Lecturing grades at Oxford University start on £37,642, at Cambridge University on £32,471, at Brighton and Northumbria universities on Pounds 28,010, at Durham University on £,193 and at Teesside University on £24,886.

There is increasingly fierce competition at professorial level. The decision by Liverpool University, headed by Universities UK president Drummond Bone, to publicise high professorial starting salaries of £52,106 prompted Manchester University to match the figures on offer.

Cambridge has improved pay-scale transparency by setting out the full range of its professorial salaries. Its pay spine initially stopped at point 51, just below professorial level, which represented £46,296. The university has extended the scale to point 92, which represents £115,744.

Although other universities have extended the pay spine to include professorial salaries, Cambridge outstrips the pack. Leeds University is the nearest contender with a 60-point spine.

"We felt that transparency was one of the key aims of the framework," said Peter Deer, director of personnel at Cambridge.

"The structures agreed at Cambridge are hugely important," said Malcolm Keight, head of higher education at the University and College Union.

"These provisions are necessary to address the gender pay gap, where, traditionally, female professors have earned less than male counterparts."

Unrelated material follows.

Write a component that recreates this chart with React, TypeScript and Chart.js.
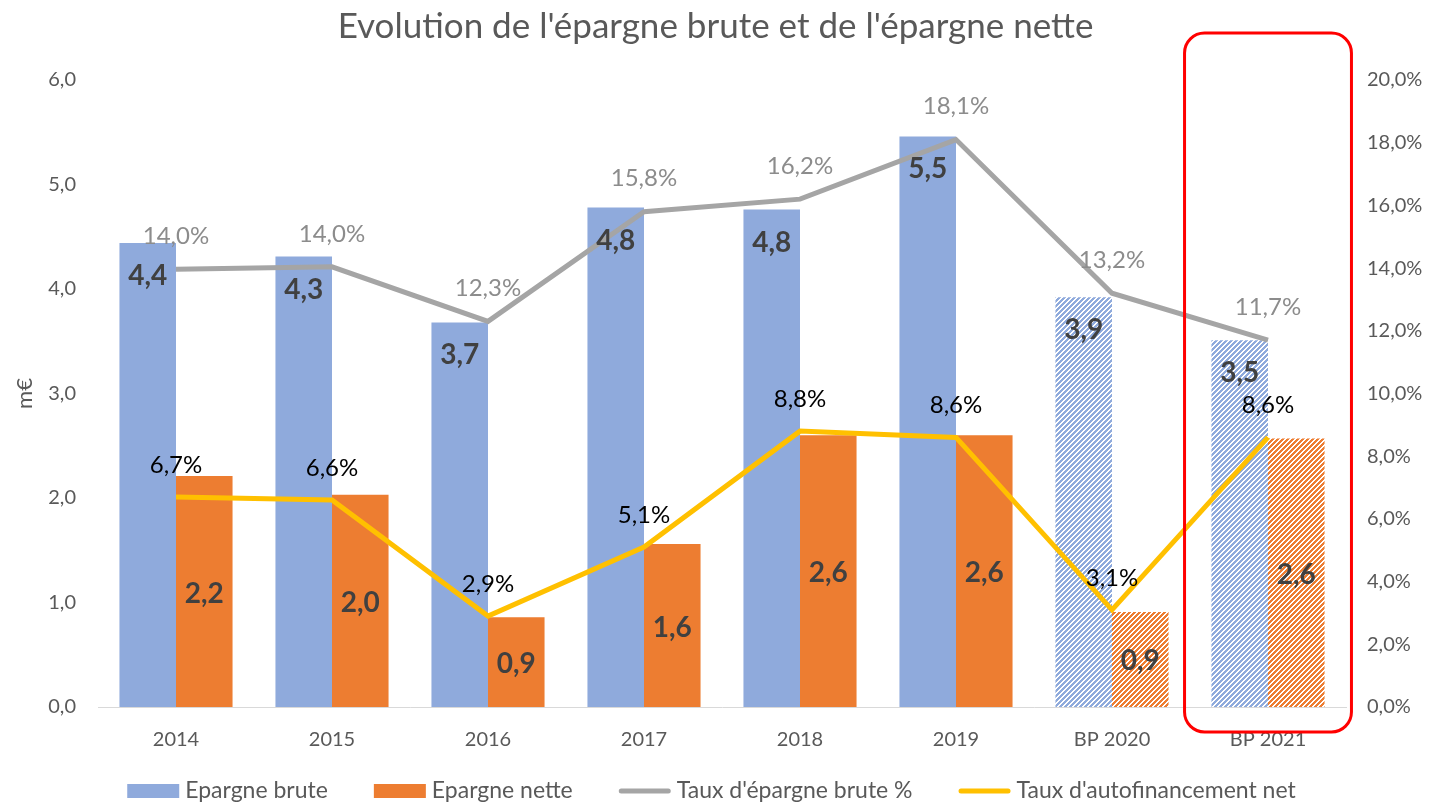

Under the 2004 pay framework agreement, all university staff - from porters to professors in old and in new universities - are being placed on a single pay spine after job evaluation exercises.

To date, agreements with trade unions have been signed off by 70 of 110 universities, according to Ucea, with many more imminent.

Jocelyn Prudence, chief executive of Ucea, said: "About two thirds of institutions have fully implemented (the framework), with clear benefits emerging. It will be important in the coming months to evaluate the exercise."

She said it was timely to consult members on the future of the pay negotiation arrangements.